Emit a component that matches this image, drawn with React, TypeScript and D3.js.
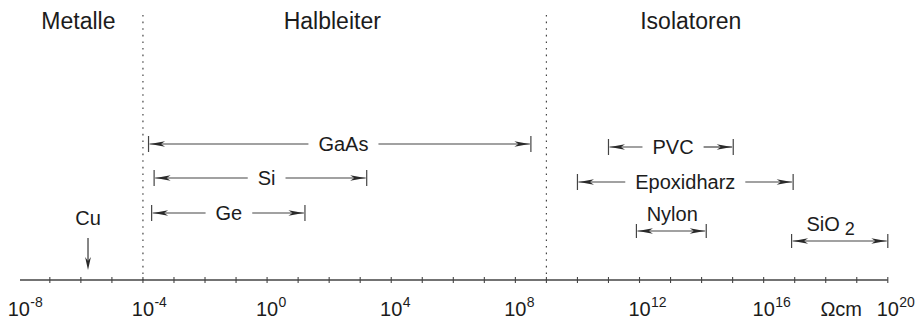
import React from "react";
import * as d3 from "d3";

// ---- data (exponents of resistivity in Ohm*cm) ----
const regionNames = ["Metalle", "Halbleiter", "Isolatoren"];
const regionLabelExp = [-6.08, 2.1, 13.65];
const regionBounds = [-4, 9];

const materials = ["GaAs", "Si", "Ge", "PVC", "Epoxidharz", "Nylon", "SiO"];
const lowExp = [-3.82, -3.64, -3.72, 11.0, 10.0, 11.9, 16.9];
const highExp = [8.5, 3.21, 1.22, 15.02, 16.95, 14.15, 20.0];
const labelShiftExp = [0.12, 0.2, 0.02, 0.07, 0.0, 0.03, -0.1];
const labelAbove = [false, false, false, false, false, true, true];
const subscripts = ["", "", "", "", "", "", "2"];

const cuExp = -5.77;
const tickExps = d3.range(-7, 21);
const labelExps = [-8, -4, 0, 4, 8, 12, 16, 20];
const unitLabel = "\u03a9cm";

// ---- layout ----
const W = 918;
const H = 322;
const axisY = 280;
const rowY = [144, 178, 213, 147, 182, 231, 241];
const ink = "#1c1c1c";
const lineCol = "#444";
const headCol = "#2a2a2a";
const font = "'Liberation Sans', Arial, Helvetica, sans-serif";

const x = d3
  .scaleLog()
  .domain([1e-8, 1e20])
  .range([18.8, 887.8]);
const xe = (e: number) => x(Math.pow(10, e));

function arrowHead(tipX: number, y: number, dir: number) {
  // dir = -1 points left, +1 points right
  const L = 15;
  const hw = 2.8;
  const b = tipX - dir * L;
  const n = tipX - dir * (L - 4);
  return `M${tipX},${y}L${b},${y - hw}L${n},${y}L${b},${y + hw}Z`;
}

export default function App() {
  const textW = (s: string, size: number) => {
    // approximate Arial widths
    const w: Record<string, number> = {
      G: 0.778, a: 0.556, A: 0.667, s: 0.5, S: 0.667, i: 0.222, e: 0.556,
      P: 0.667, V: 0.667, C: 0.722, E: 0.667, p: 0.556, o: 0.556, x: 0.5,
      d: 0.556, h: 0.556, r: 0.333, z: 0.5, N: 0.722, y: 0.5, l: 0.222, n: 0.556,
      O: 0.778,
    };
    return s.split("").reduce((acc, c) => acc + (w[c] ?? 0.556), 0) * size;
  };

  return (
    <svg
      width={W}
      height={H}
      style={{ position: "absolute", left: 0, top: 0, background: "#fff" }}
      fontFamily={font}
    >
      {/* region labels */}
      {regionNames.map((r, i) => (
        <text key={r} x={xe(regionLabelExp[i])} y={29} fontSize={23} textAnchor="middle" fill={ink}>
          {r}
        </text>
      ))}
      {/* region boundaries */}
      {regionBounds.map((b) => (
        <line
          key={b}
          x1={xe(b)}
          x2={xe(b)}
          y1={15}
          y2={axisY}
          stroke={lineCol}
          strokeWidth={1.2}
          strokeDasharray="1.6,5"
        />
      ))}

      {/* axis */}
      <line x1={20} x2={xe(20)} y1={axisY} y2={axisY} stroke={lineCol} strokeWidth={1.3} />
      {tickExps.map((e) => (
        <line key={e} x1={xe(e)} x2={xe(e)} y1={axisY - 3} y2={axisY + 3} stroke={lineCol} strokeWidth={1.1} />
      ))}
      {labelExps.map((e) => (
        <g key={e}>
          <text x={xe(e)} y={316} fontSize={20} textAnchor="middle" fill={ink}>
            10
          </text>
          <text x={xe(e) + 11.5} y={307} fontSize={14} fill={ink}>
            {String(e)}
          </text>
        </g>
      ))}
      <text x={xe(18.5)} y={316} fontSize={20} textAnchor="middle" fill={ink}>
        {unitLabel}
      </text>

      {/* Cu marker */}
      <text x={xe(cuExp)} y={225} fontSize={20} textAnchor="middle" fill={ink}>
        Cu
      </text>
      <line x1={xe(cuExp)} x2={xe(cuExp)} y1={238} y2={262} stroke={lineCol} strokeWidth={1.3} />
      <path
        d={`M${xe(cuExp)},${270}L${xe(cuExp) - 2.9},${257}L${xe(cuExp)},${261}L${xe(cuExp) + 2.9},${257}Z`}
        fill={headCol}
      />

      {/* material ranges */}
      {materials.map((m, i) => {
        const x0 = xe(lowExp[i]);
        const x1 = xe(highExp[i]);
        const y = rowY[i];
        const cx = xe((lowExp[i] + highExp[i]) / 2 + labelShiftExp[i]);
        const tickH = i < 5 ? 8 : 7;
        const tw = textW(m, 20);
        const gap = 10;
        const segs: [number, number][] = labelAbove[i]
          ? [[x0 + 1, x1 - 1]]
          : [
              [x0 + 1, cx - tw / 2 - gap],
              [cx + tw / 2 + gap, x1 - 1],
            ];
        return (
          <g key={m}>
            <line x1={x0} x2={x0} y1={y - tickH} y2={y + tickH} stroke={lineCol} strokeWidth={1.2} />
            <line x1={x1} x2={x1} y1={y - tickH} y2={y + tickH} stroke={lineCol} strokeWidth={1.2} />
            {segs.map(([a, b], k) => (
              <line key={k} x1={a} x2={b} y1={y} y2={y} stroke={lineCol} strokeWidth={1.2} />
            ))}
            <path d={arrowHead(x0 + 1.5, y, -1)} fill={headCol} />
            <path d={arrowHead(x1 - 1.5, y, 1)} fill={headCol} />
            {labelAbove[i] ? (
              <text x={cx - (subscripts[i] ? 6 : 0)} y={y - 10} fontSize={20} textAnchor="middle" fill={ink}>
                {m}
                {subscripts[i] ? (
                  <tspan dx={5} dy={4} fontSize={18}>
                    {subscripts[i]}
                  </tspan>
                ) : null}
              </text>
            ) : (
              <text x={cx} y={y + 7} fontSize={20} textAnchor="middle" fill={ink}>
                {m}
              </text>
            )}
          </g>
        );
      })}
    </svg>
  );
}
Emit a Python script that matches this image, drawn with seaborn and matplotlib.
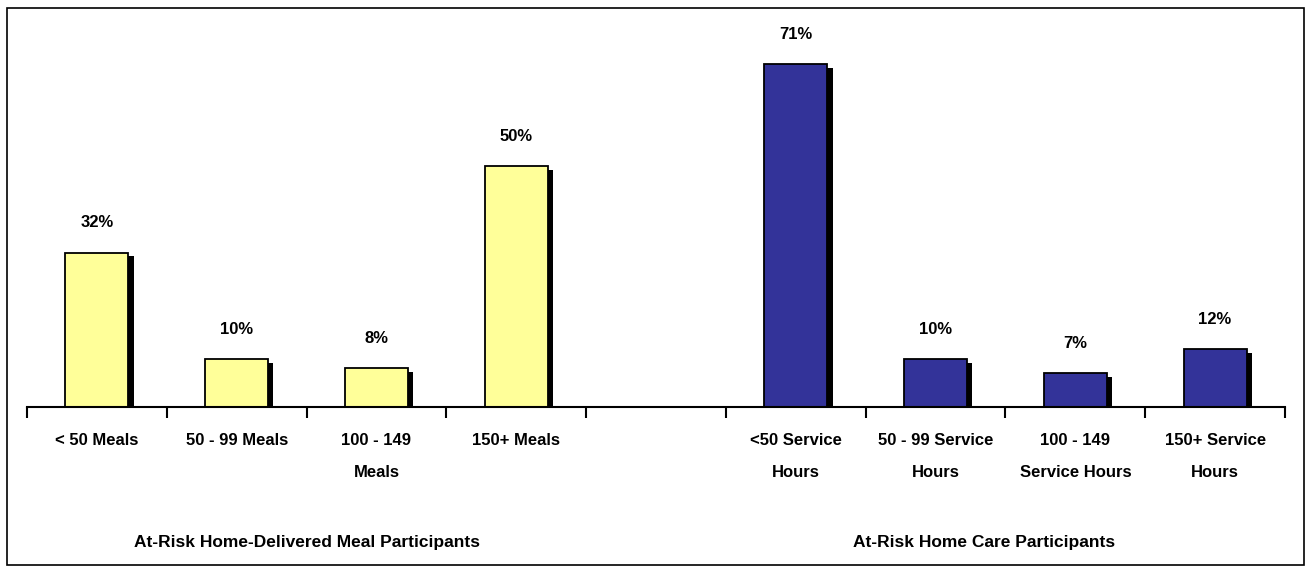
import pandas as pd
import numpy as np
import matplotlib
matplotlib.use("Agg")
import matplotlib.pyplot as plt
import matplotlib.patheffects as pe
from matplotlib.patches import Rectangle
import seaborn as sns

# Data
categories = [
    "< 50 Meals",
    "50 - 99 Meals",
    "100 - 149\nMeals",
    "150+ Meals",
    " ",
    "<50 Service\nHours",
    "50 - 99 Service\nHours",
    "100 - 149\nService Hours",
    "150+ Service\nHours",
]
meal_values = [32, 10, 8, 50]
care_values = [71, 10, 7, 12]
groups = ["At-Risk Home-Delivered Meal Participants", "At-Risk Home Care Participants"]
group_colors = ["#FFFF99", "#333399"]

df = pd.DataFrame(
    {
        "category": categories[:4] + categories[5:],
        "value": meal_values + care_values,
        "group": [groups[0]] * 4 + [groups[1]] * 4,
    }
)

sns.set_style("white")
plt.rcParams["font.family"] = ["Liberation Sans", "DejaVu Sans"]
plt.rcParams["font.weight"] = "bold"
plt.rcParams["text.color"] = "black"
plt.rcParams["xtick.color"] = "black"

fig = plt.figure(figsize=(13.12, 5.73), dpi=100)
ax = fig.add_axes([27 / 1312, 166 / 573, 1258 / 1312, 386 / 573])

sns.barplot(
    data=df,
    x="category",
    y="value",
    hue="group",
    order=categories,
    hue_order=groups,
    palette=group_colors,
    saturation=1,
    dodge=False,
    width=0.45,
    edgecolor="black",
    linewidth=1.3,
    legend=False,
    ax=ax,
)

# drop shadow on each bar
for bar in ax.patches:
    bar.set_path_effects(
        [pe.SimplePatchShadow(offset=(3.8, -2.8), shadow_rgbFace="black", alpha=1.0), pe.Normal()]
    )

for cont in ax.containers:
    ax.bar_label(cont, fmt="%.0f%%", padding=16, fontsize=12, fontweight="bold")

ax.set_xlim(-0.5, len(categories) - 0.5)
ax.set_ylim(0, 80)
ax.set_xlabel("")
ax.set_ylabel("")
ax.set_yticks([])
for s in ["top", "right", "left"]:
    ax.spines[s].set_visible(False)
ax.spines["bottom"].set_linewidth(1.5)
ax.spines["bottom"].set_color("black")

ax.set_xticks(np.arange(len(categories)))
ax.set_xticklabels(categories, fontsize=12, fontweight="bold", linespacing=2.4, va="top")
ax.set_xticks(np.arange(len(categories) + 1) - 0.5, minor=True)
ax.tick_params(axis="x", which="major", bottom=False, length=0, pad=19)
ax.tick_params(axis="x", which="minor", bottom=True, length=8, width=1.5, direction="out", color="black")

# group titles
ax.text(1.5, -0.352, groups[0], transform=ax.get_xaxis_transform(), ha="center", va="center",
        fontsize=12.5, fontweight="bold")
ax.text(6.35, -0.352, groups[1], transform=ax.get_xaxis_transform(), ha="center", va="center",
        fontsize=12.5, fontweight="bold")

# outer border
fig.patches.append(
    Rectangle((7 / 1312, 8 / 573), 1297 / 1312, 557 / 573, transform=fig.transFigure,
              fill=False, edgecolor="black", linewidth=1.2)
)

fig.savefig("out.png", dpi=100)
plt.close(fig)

= = =

Required task: Of the lines in the entries above, how many include "matplotlib"? Only the number should be given.

Exercise response: 6